Still, it is far from ready to compete head to head with the Japanese navy,
much less with Japan's treaty ally, the United States. Modernization efforts
and the fleet-building program have yet to make for a superb Chinese navy, nor
would having superb sailors. A superb navy requires organization, doctrine,
principles and most of all experience. The main problem constraining China's
navy is not its shipbuilding or recruitment, but its limited ability to truly
integrate its forces for war fighting and fleet operations. This requires
substantial knowledge and training in logistics, cooperative air defense and
myriad other complex factors.
There
really is only one real measurement for a navy: Its ability to win against its
likely rival. Part of determining the quality of a navy depends upon its
technology and part on doctrine, but a substantial part is actual experience.

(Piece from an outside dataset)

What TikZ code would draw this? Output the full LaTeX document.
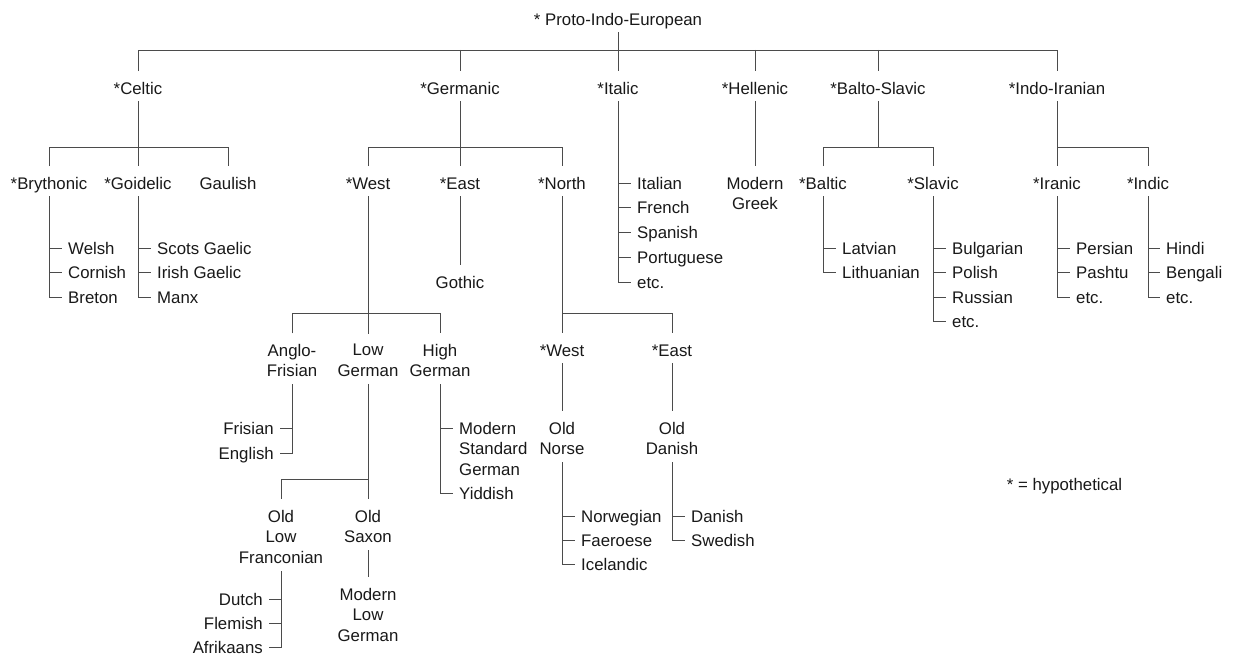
\documentclass[tikz,border=0pt]{standalone}
\usepackage{fontspec}
\setmainfont{Liberation Sans}
\newcommand\treefnt{\fontsize{16.8}{20.5}\selectfont}
\definecolor{ln}{RGB}{75,75,75}
\definecolor{txt}{RGB}{25,25,25}
\begin{document}
\begin{tikzpicture}[x=1pt,y=-1pt,
  lbl/.style={inner sep=0pt,text height=12.2pt,text depth=0pt,font=\treefnt,text=txt},
  ml/.style={inner sep=0pt,align=center,font=\treefnt,text=txt},
  itm/.style={lbl,anchor=west},
  litm/.style={lbl,anchor=east},
  tree/.style={draw=ln,line width=0.9pt},
  dn/.style={shorten <=7pt},
  up/.style={shorten >=10.5pt},
  upb/.style={shorten <=10.5pt}]
\fill[white] (0,0) rectangle (1233,655);
\useasboundingbox (0,0) rectangle (1233,655);

% ---------- nodes ----------
\node[lbl] (pie) at (618,19) {* Proto-Indo-European};

\node[lbl] (celtic)   at (138,88) {*Celtic};
\node[lbl] (germanic) at (460,88) {*Germanic};
\node[lbl] (italic)   at (618,88) {*Italic};
\node[lbl] (hellenic) at (755,88) {*Hellenic};
\node[lbl] (balto)    at (878,88) {*Balto-Slavic};
\node[lbl] (indoir)   at (1057,88) {*Indo-Iranian};

% Celtic
\node[lbl] (bry) at (49,183) {*Brythonic};
\node[lbl] (goi) at (138,183) {*Goidelic};
\node[lbl] (gau) at (228,183) {Gaulish};
\node[itm] (welsh)   at (68,248) {Welsh};
\node[itm] (cornish) at (68,272.5) {Cornish};
\node[itm] (breton)  at (68,297) {Breton};
\node[itm] (scots)   at (157,248) {Scots Gaelic};
\node[itm] (irish)   at (157,272.5) {Irish Gaelic};
\node[itm] (manx)    at (157,297) {Manx};

% Germanic
\node[lbl] (gwest)  at (368,183) {*West};
\node[lbl] (geast)  at (460,183) {*East};
\node[lbl] (gnorth) at (562,183) {*North};
\node[lbl] (gothic) at (460,282) {Gothic};

\node[ml] (anglofris) at (292,360.5) {Anglo-\\Frisian};
\node[ml] (lowger)    at (368,360.5) {Low\\German};
\node[ml] (highger)   at (440,360.5) {High\\German};
\node[litm] (frisian) at (274,428) {Frisian};
\node[litm] (english) at (274,453) {English};
\node[ml,align=left,anchor=north west] (msg) at (459,421.9) {Modern\\Standard\\German};
\coordinate (msgt) at ([yshift=-6.1pt]msg.north west);
\node[itm] (yiddish) at (459,493) {Yiddish};

\node[ml] (olf)  at (281,536.5) {Old\\Low\\Franconian};
\node[ml] (osax) at (368,526.5) {Old\\Saxon};
\node[ml] (mlg)  at (368,614.5) {Modern\\Low\\German};
\node[litm] (dutch)     at (263,599) {Dutch};
\node[litm] (flemish)   at (263,623) {Flemish};
\node[litm] (afrikaans) at (263,647) {Afrikaans};

\node[lbl] (nwest) at (562,350) {*West};
\node[lbl] (neast) at (672,350) {*East};
\node[ml] (onorse)  at (562,438.5) {Old\\Norse};
\node[ml] (odanish) at (672,438.5) {Old\\Danish};
\node[itm] (norwegian) at (581,516) {Norwegian};
\node[itm] (faeroese)  at (581,540) {Faeroese};
\node[itm] (icelandic) at (581,564) {Icelandic};
\node[itm] (danish)  at (691,516) {Danish};
\node[itm] (swedish) at (691,540) {Swedish};

% Italic
\node[itm] (italian)    at (637,183) {Italian};
\node[itm] (french)     at (637,207.75) {French};
\node[itm] (spanish)    at (637,232.5) {Spanish};
\node[itm] (portuguese) at (637,257.25) {Portuguese};
\node[itm] (ietc)       at (637,282) {etc.};

% Hellenic
\node[ml] (mgreek) at (755,193.5) {Modern\\Greek};

% Balto-Slavic
\node[lbl] (baltic) at (823,183) {*Baltic};
\node[lbl] (slavic) at (933,183) {*Slavic};
\node[itm] (latvian)    at (842,248) {Latvian};
\node[itm] (lithuanian) at (842,272.5) {Lithuanian};
\node[itm] (bulgarian)  at (952,248) {Bulgarian};
\node[itm] (polish)     at (952,272.5) {Polish};
\node[itm] (russian)    at (952,297) {Russian};
\node[itm] (setc)       at (952,321.5) {etc.};

% Indo-Iranian
\node[lbl] (iranic) at (1057,183) {*Iranic};
\node[lbl] (indic)  at (1148,183) {*Indic};
\node[itm] (persian) at (1076,248) {Persian};
\node[itm] (pashtu)  at (1076,272.5) {Pashtu};
\node[itm] (iretc)   at (1076,297) {etc.};
\node[itm] (hindi)   at (1166,248) {Hindi};
\node[itm] (bengali) at (1166,272.5) {Bengali};
\node[itm] (inetc)   at (1166,297) {etc.};

\node[lbl] (hyp) at (1064.5,484) {* = hypothetical};

% ---------- connectors ----------
\coordinate (b0) at (618,50);
\draw[tree,dn] (pie.south) -- (b0);
\draw[tree,upb,up] (celtic.north) -- (celtic.north |- b0) -- (indoir.north |- b0) -- (indoir.north);
\foreach \n in {germanic,italic,hellenic,balto} \draw[tree,up] (\n.north |- b0) -- (\n.north);

% Celtic
\coordinate (b1) at (138,147);
\draw[tree,dn] (celtic.south) -- (b1);
\draw[tree,upb,up] (bry.north) -- (bry.north |- b1) -- (gau.north |- b1) -- (gau.north);
\draw[tree,up] (b1) -- (goi.north);
\draw[tree,dn] (bry.south) |- ([xshift=-6pt]breton.west);
\foreach \n in {welsh,cornish} \draw[tree] (bry.south |- \n.west) -- ([xshift=-6pt]\n.west);
\draw[tree,dn] (goi.south) |- ([xshift=-6pt]manx.west);
\foreach \n in {scots,irish} \draw[tree] (goi.south |- \n.west) -- ([xshift=-6pt]\n.west);

% Germanic
\coordinate (b2) at (460,147);
\draw[tree,dn] (germanic.south) -- (b2);
\draw[tree,upb,up] (gwest.north) -- (gwest.north |- b2) -- (gnorth.north |- b2) -- (gnorth.north);
\draw[tree,up] (b2) -- (geast.north);
\draw[tree,dn,up] (geast.south) -- (gothic.north);

\coordinate (b3) at (368,313);
\draw[tree,dn] (gwest.south) -- (b3);
\draw[tree,upb,up] (anglofris.north) -- (anglofris.north |- b3) -- (highger.north |- b3) -- (highger.north);
\draw[tree,up] (b3) -- (lowger.north);

\draw[tree,dn] (anglofris.south) |- ([xshift=6pt]english.east);
\draw[tree] (anglofris.south |- frisian.east) -- ([xshift=6pt]frisian.east);

\coordinate (b4) at (368,479);
\draw[tree,dn,up] (lowger.south) -- (osax.north);
\draw[tree,up] (osax.north |- b4) -- (olf.north |- b4) -- (olf.north);
\draw[tree,shorten <=8pt] (olf.south) |- ([xshift=6pt]afrikaans.east);
\foreach \n in {dutch,flemish} \draw[tree] (olf.south |- \n.east) -- ([xshift=6pt]\n.east);
\draw[tree,dn,up] (osax.south) -- (mlg.north);

\draw[tree,dn] (highger.south) |- ([xshift=-6pt]yiddish.west);
\draw[tree] (highger.south |- msgt) -- ([xshift=-6pt]msgt);

\coordinate (b5) at (562,313);
\draw[tree,dn,up] (gnorth.south) -- (nwest.north);
\draw[tree,up] (b5) -- (neast.north |- b5) -- (neast.north);
\draw[tree,dn,up] (nwest.south) -- (onorse.north);
\draw[tree,dn,up] (neast.south) -- (odanish.north);
\draw[tree,dn] (onorse.south) |- ([xshift=-6pt]icelandic.west);
\foreach \n in {norwegian,faeroese} \draw[tree] (onorse.south |- \n.west) -- ([xshift=-6pt]\n.west);
\draw[tree,dn] (odanish.south) |- ([xshift=-6pt]swedish.west);
\draw[tree] (odanish.south |- danish.west) -- ([xshift=-6pt]danish.west);

% Italic
\draw[tree,dn] (italic.south) |- ([xshift=-6pt]ietc.west);
\foreach \n in {italian,french,spanish,portuguese} \draw[tree] (italic.south |- \n.west) -- ([xshift=-6pt]\n.west);

% Hellenic
\draw[tree,dn,up] (hellenic.south) -- (mgreek.north);

% Balto-Slavic
\coordinate (b6) at (878,147);
\draw[tree,dn] (balto.south) -- (b6);
\draw[tree,upb,up] (baltic.north) -- (baltic.north |- b6) -- (slavic.north |- b6) -- (slavic.north);
\draw[tree,dn] (baltic.south) |- ([xshift=-6pt]lithuanian.west);
\draw[tree] (baltic.south |- latvian.west) -- ([xshift=-6pt]latvian.west);
\draw[tree,dn] (slavic.south) |- ([xshift=-6pt]setc.west);
\foreach \n in {bulgarian,polish,russian} \draw[tree] (slavic.south |- \n.west) -- ([xshift=-6pt]\n.west);

% Indo-Iranian
\coordinate (b7) at (1057,147);
\draw[tree,dn,up] (indoir.south) -- (iranic.north);
\draw[tree,up] (b7) -- (indic.north |- b7) -- (indic.north);
\draw[tree,dn] (iranic.south) |- ([xshift=-6pt]iretc.west);
\foreach \n in {persian,pashtu} \draw[tree] (iranic.south |- \n.west) -- ([xshift=-6pt]\n.west);
\draw[tree,dn] (indic.south) |- ([xshift=-6pt]inetc.west);
\foreach \n in {hindi,bengali} \draw[tree] (indic.south |- \n.west) -- ([xshift=-6pt]\n.west);
\end{tikzpicture}
\end{document}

China's navy has little war-fighting experience, even in the past. This has
substantially limited the number of individuals within the officer corps
knowledgeable or capable of effective operations in the highly complex world of
modern military engagements. The Chinese navy may have new technology and be
building toward numerical superiority, but it faces off against a U.S. Navy
with centuries of experience and generations of admirals schooled in combat.
Even the Japanese navy has more than a century of experience and a tradition of
maritime warfare. The lack of combat experience significantly limits China's
naval capability.
The Chinese
government officially downplays these capabilities and any talk of a
potentially aggressive nature of the Chinese military. But Beijing does little
to dissuade such speculation, allowing a steady stream of images and
commentaries in the Chinese popular media and the strategic leaking of imagery
in China's social media. Beijing likes to appear fierce while saying it is not.
But the problem with this strategy is exactly what Abe has pointed out: In
appearing threatening, concrete steps are taken to counter China's maritime
expansion. Abe is calling China's bluff, exhorting Beijing to reassess the
correlation of forces in the region before continuing its aggressive pattern.